Durham came out the victors in a low-scoring encounter where both teams collapsed to 38-7. Heavy rain had fallen over the course of the previous few days and overnight, creating a damp pitch offering "enough movement for the ball to find the edge or earn lbws". Andy Bichel was the only batsman to make a significant score (24 runs from 35 balls faced), as Neil Killeen and Ottis Gibson took three wickets each before Liam Plunkett claimed career-best bowling figures of 4 for 15.

Chasing a small target, Durham also lost early wickets, as Bichel and the on-loan Martin Saggers, followed by Graham Napier, reduced them to 38-7. This brought Plunkett to the crease, and, batting "sensibly rather than desperately", he hit 30 of the remaining 34 runs to win the match.

Warwickshire elected not to include Ian Bell in their line-up, opting instead not to disrupt the team that had got to the semi-final. Hampshire, however, did select Kevin Pietersen, who was flown to Southampton on a chartered helicopter following England's Test match win over the West Indies.

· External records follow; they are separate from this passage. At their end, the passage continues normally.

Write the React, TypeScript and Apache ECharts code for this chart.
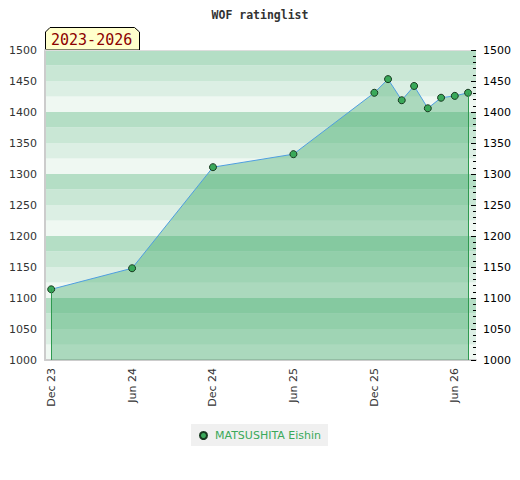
import React, { useEffect, useRef } from "react";
import * as echarts from "echarts";

const playerName = "MATSUSHITA Eishin";
const chartTitle = "WOF ratinglist";
const periodLabel = "2023-2026";

const ratingDates = [
  "2023-12-01",
  "2024-06-01",
  "2024-12-01",
  "2025-06-01",
  "2025-12-01",
  "2026-01-01",
  "2026-02-01",
  "2026-03-01",
  "2026-04-01",
  "2026-05-01",
  "2026-06-01",
  "2026-07-01",
];
const ratingValues = [1114, 1148, 1311, 1332, 1431, 1453, 1419, 1442, 1406, 1423, 1426, 1431];

const tickDates = ["2023-12-01", "2024-06-01", "2024-12-01", "2025-06-01", "2025-12-01", "2026-06-01"];
const tickLabels = ["Dec 23", "Jun 24", "Dec 24", "Jun 25", "Dec 25", "Jun 26"];

const axisMinDate = "2023-11-17";
const axisMaxDate = "2026-07-19";
const yMin = 1000;
const yMax = 1500;

const bandColors = ["#eff8f2", "#dcefe4", "#c9e7d5", "#b4dec5"];

const ts = (d: string) => new Date(d + "T00:00:00Z").getTime();

export default function App() {
  const ref = useRef<HTMLDivElement>(null);

  useEffect(() => {
    if (!ref.current) return;
    const chart = echarts.init(ref.current, undefined, { renderer: "svg" });
    const tickTs = tickDates.map(ts);
    const data = ratingDates.map((d, i) => [ts(d), ratingValues[i]]);
    const first = data[0];
    const last = data[data.length - 1];
    const font = "DejaVu Sans";
    const plain = (v: number) => String(v);

    chart.setOption({
      animation: false,
      title: {
        text: chartTitle,
        left: "center",
        top: 4,
        textStyle: {
          fontFamily: "DejaVu Sans Mono",
          fontWeight: "bold",
          fontSize: 11.5,
          color: "#333",
        },
      },
      grid: { left: 45, right: 44, top: 50, bottom: 120, containLabel: false },
      legend: {
        bottom: 34,
        left: "center",
        icon: "circle",
        itemWidth: 7,
        itemHeight: 7,
        itemGap: 10,
        backgroundColor: "#f0f0f0",
        padding: [6, 7, 5, 8],
        textStyle: { color: "#3aa95a", fontSize: 11, fontFamily: font, padding: [0, 0, 0, 3] },
        data: [playerName],
      },
      xAxis: [
        {
          type: "value",
          min: ts(axisMinDate),
          max: ts(axisMaxDate),
          axisLine: { show: true, lineStyle: { color: "#cccccc", width: 2 } },
          axisTick: { show: false },
          splitLine: { show: false },
          axisLabel: {
            customValues: tickTs,
            rotate: 90,
            margin: 8,
            color: "#333",
            fontSize: 11,
            fontFamily: font,
            formatter: (v: number) => {
              const i = tickTs.indexOf(v);
              return i >= 0 ? tickLabels[i] : "";
            },
          },
        },
        {
          type: "value",
          position: "top",
          min: ts(axisMinDate),
          max: ts(axisMaxDate),
          axisLine: { show: true, lineStyle: { color: "#dddddd", width: 1 } },
          axisTick: { show: false },
          axisLabel: { show: false },
          splitLine: { show: false },
        },
      ],
      yAxis: [
        {
          type: "value",
          min: yMin,
          max: yMax,
          interval: 50,
          position: "left",
          axisLine: { show: true, lineStyle: { color: "#cccccc", width: 2 } },
          axisTick: { show: false },
          splitLine: { show: false },
          axisLabel: { color: "#333", fontSize: 11, fontFamily: font, margin: 8, formatter: plain },
        },
        {
          type: "value",
          min: yMin,
          max: yMax,
          interval: 50,
          position: "right",
          axisLine: { show: false },
          axisTick: { show: true, inside: true, length: 5, lineStyle: { color: "#000" } },
          minorTick: { show: true, splitNumber: 5, length: 3, lineStyle: { color: "#000" } },
          splitLine: { show: false },
          axisLabel: { color: "#000", fontSize: 11, fontFamily: font, margin: 7, formatter: plain },
        },
        {
          type: "value",
          min: yMin,
          max: yMax,
          interval: 25,
          position: "left",
          axisLine: { show: false },
          axisTick: { show: false },
          axisLabel: { show: false },
          splitLine: { show: false },
          splitArea: { show: true, areaStyle: { color: bandColors } },
          z: 0,
        },
      ],
      series: [
        {
          name: playerName,
          type: "line",
          xAxisIndex: 0,
          yAxisIndex: 0,
          data,
          symbol: "circle",
          symbolSize: 7,
          lineStyle: { color: "#4f9ee0", width: 1 },
          itemStyle: { color: "#3aa95a", borderColor: "#183a20", borderWidth: 1 },
          areaStyle: { color: "rgba(52,164,96,0.52)", origin: "start" },
          markLine: {
            silent: true,
            symbol: "none",
            label: { show: false },
            lineStyle: { color: "#2f9a50", width: 1, type: "solid" },
            data: [
              [{ coord: [first[0], first[1]] }, { coord: [first[0], yMin] }],
              [{ coord: [last[0], last[1]] }, { coord: [last[0], yMin] }],
            ],
          },
          z: 3,
        },
      ],
      graphic: [
        {
          type: "group",
          z: 100,
          children: [
            {
              type: "polygon",
              shape: {
                points: [
                  [45.5, 50],
                  [45.5, 32],
                  [50, 27.5],
                  [134.5, 27.5],
                  [139.5, 32],
                  [139.5, 50],
                ],
              },
              style: { fill: "#ffffcc", stroke: "#000", lineWidth: 1 },
            },
            {
              type: "text",
              x: 51,
              y: 39.5,
              style: {
                text: periodLabel,
                fill: "#8b0000",
                font: "15px 'DejaVu Sans Mono'",
                verticalAlign: "middle",
              },
            },
          ],
        },
      ],
    });
    return () => chart.dispose();
  }, []);

  return (
    <div
      ref={ref}
      style={{ position: "fixed", left: 0, top: 0, width: 520, height: 480, background: "#fff" }}
    />
  );
}
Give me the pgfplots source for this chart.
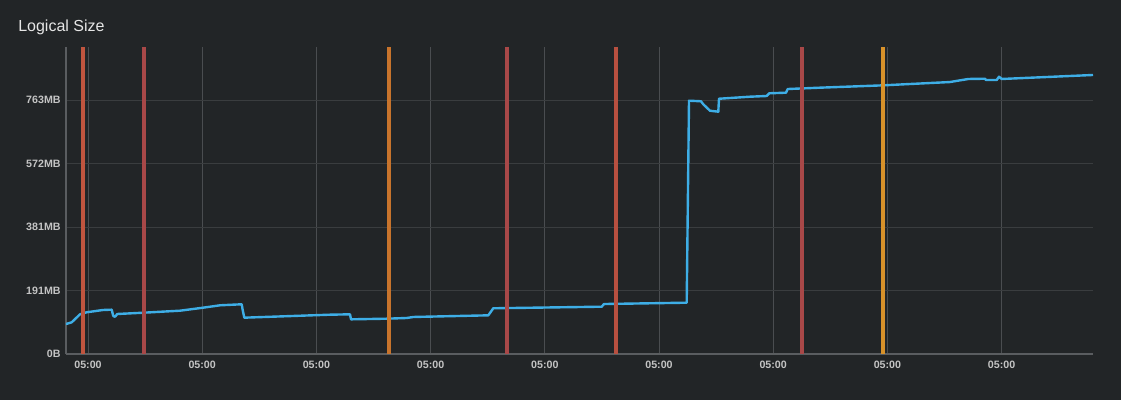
\documentclass[border=0pt]{standalone}
\usepackage{pgfplots}
\pgfplotsset{compat=1.18}
\usepackage{fontspec}
\setmainfont{Liberation Sans}
\definecolor{bg}{HTML}{222527}
\definecolor{gridh}{HTML}{3A3D3F}
\definecolor{gridv}{HTML}{4A4D50}
\definecolor{axisc}{HTML}{5A5D60}
\definecolor{tickc}{HTML}{C4C4C4}
\definecolor{titlec}{HTML}{E6E6E6}
\definecolor{lineblue}{HTML}{3EAEE6}
\definecolor{evA}{HTML}{C0553F}
\definecolor{evR}{HTML}{A84848}
\definecolor{evO}{HTML}{C8742C}
\definecolor{evB}{HTML}{B85040}
\definecolor{evY}{HTML}{D8922A}
\begin{document}
\begin{tikzpicture}
\fill[bg] (0,0) rectangle (840.75pt,300pt);
\node[anchor=base west, text=titlec, font=\fontsize{12}{14}\selectfont, inner sep=0pt] at (13.5pt,276pt) {Logical Size};
\begin{axis}[
  at={(49.5pt,34.5pt)}, anchor=south west,
  scale only axis, width=770.25pt, height=230.5pt,
  xmin=66, xmax=1093, ymin=0, ymax=4.84,
  axis lines*=left,
  axis line style={axisc, line width=0.8pt},
  major tick length=0pt,
  xtick={88,202.2,316.4,430.6,544.8,659,773.2,887.4,1001.6},
  xticklabels={05:00,05:00,05:00,05:00,05:00,05:00,05:00,05:00,05:00},
  ytick={0,1,2,3,4},
  yticklabels={0B,191MB,381MB,572MB,763MB},
  ticklabel style={text=tickc, font=\fontsize{8}{9.5}\selectfont\bfseries},
  xticklabel style={yshift=-2pt},
  yticklabel style={xshift=-0.5pt},
  xmajorgrids, ymajorgrids,
  x grid style={gridv, line width=0.75pt},
  y grid style={gridh, line width=0.75pt},
  clip=true,
]
\addplot[lineblue, line width=1.8pt, line join=round] coordinates {
(66,0.472) (71.7,0.499) (80,0.625) (86.7,0.657) (103,0.693) (111.7,0.698)
(113.3,0.598) (115,0.587) (117.3,0.630) (143,0.650) (180,0.682) (203,0.729)
(220,0.767) (241.7,0.783) (242.7,0.693) (244.3,0.572) (330,0.619) (350,0.625)
(351,0.546) (386.7,0.556) (406.7,0.567) (413.3,0.583) (488.3,0.609) (493.3,0.720)
(601.7,0.745) (604,0.787) (686.7,0.808) (689,3.989) (701,3.980) (703.3,3.932)
(710,3.831) (718.3,3.816) (719,4.020) (750,4.052) (766.7,4.063) (769.3,4.106)
(786,4.115) (787.7,4.173) (820,4.194) (883.3,4.231) (950,4.283) (968.3,4.331)
(985,4.335) (986,4.315) (996.7,4.315) (999,4.367) (1001.7,4.331) (1093,4.394)
};
\addplot[evA, line width=2.6pt] coordinates {(83,0) (83,4.84)};
\addplot[evR, line width=2.6pt] coordinates {(144,0) (144,4.84)};
\addplot[evO, line width=2.6pt] coordinates {(389,0) (389,4.84)};
\addplot[evR, line width=2.6pt] coordinates {(507,0) (507,4.84)};
\addplot[evB, line width=2.6pt] coordinates {(616,0) (616,4.84)};
\addplot[evR, line width=2.6pt] coordinates {(802,0) (802,4.84)};
\addplot[evY, line width=2.6pt] coordinates {(883,0) (883,4.84)};
\end{axis}
\end{tikzpicture}
\end{document}
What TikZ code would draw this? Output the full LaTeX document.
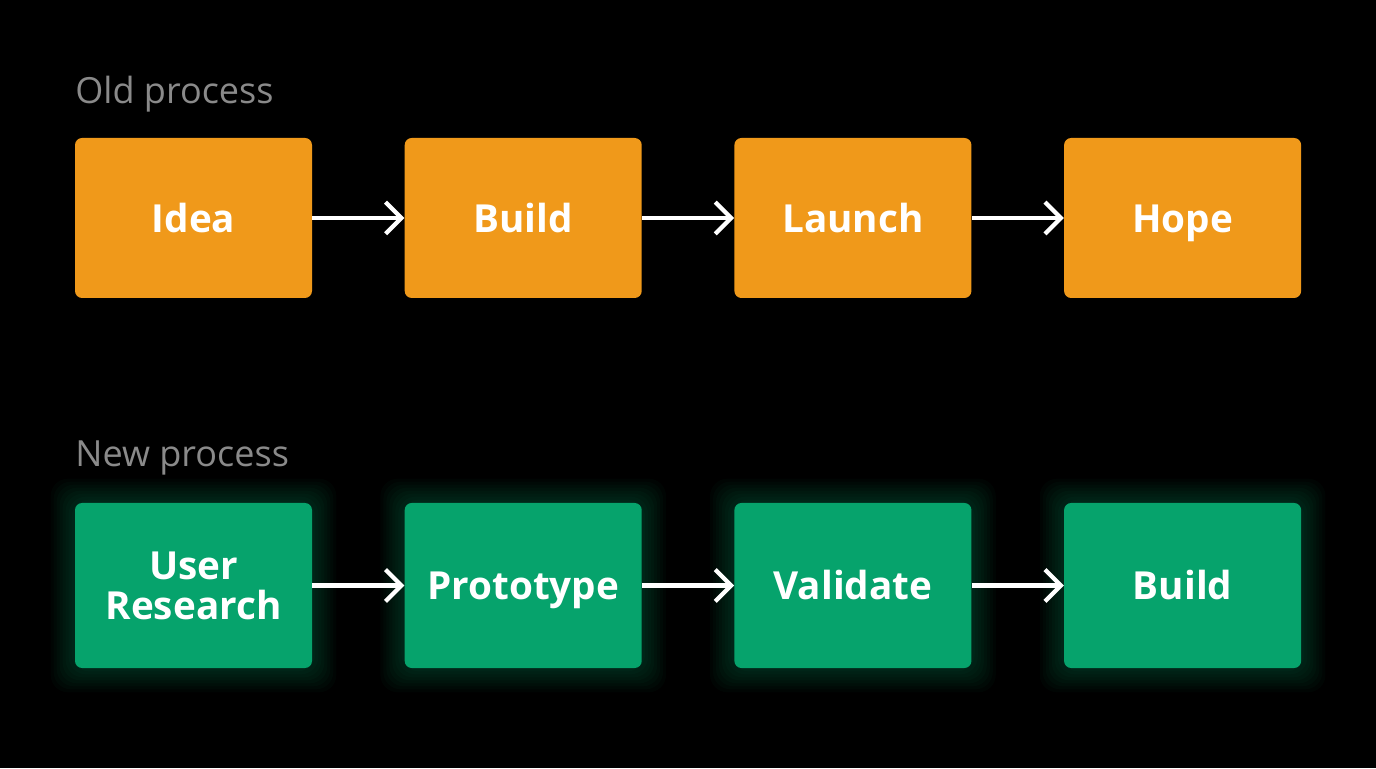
\documentclass[tikz,border=0pt]{standalone}
\usepackage{fontspec}
\setmainfont{Open Sans}
\usetikzlibrary{positioning,arrows.meta}
\definecolor{oldc}{HTML}{F0991A}
\definecolor{newc}{HTML}{06A36C}
\definecolor{capc}{HTML}{8A8A8A}
\pgfdeclarelayer{glow}
\pgfsetlayers{glow,main}
\begin{document}
\begin{tikzpicture}[
    node distance=1.84cm,
    stage/.style={rectangle, rounded corners=4pt, text=white, font=\fontsize{22}{24}\selectfont\bfseries, align=center, minimum width=4.74cm, inner sep=0pt, text height=16pt, text depth=0pt},
    oldstage/.style={stage, fill=oldc, minimum height=3.2cm},
    newstage/.style={stage, fill=newc, minimum height=3.3cm},
    caption/.style={text=capc, font=\fontsize{20.5}{24}\selectfont, anchor=base west, inner sep=0pt},
    line/.style={draw=white, line width=2.4pt, -{Straight Barb[length=9pt,width=18pt]}}
]
\begin{pgfonlayer}{glow}
\fill[black] (0,0) rectangle (27.52,15.36);
\end{pgfonlayer}
\useasboundingbox (0,0) rectangle (27.52,15.36);

% Old process
\node [caption] (oldlbl) at (1.5,13.28) {Old process};
\node [oldstage] (idea) at (3.87,11.0) {Idea};
\node [oldstage, right=of idea] (build) {Build};
\node [oldstage, right=of build] (launch) {Launch};
\node [oldstage, right=of launch] (hope) {Hope};

% New process
\node [caption] (newlbl) at (1.5,6.02) {New process};
\node [newstage, text height=] (research) at (3.87,3.65) {User\\[-1pt]Research};
\node [newstage, right=of research] (proto) {Prototype};
\node [newstage, right=of proto] (valid) {Validate};
\node [newstage, right=of valid] (build2) {Build};

% Glow
\begin{pgfonlayer}{glow}
\foreach \n in {research,proto,valid,build2}{
  \foreach \g in {0.48,0.42,...,0.02}{
    \fill[newc, opacity=0.035, rounded corners=10pt] ([shift={(-\g,-\g)}]\n.south west) rectangle ([shift={(\g,\g)}]\n.north east);
  }
}
\end{pgfonlayer}

% Connections
\path [line] (idea) -- (build);
\path [line] (build) -- (launch);
\path [line] (launch) -- (hope);
\path [line] (research) -- (proto);
\path [line] (proto) -- (valid);
\path [line] (valid) -- (build2);
\end{tikzpicture}
\end{document}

Hampshire won the toss and chose to bat first, but started slowly, with John Crawley playing an anchor role following the early wickets of Michael Carberry and Michael Lumb. He was the key batsman on what was described as a "sluggish" pitch, and scored 64 before being narrowly run out by Heath Streak's throw from third man. In reply, Warwickshire seemed on course for victory at 98-3, before Sean Ervine dismissed top-scorer Kumar Sangakkara and Alex Loudon in the same over. Despite a battling innings from Tim Ambrose, Warwickshire never recovered, bowled out for 166.

=== Final ===

Durham's preparations for the final were hampered by the news that Steve Harmison would be unable to play after sustaining a muscle tear in his back in a County Championship match against Surrey. Hampshire were without Stuart Clark, whose two month contract had expired; Daren Powell was his replacement.

Durham batted first and scored 312-5, with Shivnarine Chanderpaul top-scoring with 78 before being run out by a "magnificent throw from long-on" by Michael Carberry. Hampshire's bowling was poor, with their six-man bowling attack of Powell, Jamie Bruce, Dimitri Mascarenhas, Sean Ervine, Chris Tremlett and Shane Warne "struggling [sic] for consistency". Phil Mustard and Kyle Coetzer joined Chanderpaul in scoring half-centuries for Durham, in what was the highest 50-overs total in domestic Lord's finals.

Hampshire's reply started badly; with the opening two deliveries of the innings, Ottis Gibson "slanted successive balls across Lumb and Ervine" to get both left-handers to edge to Michael Di Venuto at second slip. Hampshire's chase was "in tatters" when Kevin Pietersen was dismissed, and once John Crawley's 68 was ended by Paul Collingwood, Durham had effectively won. Rain stopped play with Hampshire on 158-5, ensuring the two teams would have to return the following day to complete the match. Upon resuming, Durham required less than nine overs to take the final five wickets.

Durham's win brought their first domestic trophy since becoming a first-class county in 1992, and left Glamorgan and Leicestershire as the only counties to have never won the tournament in one of its various guises.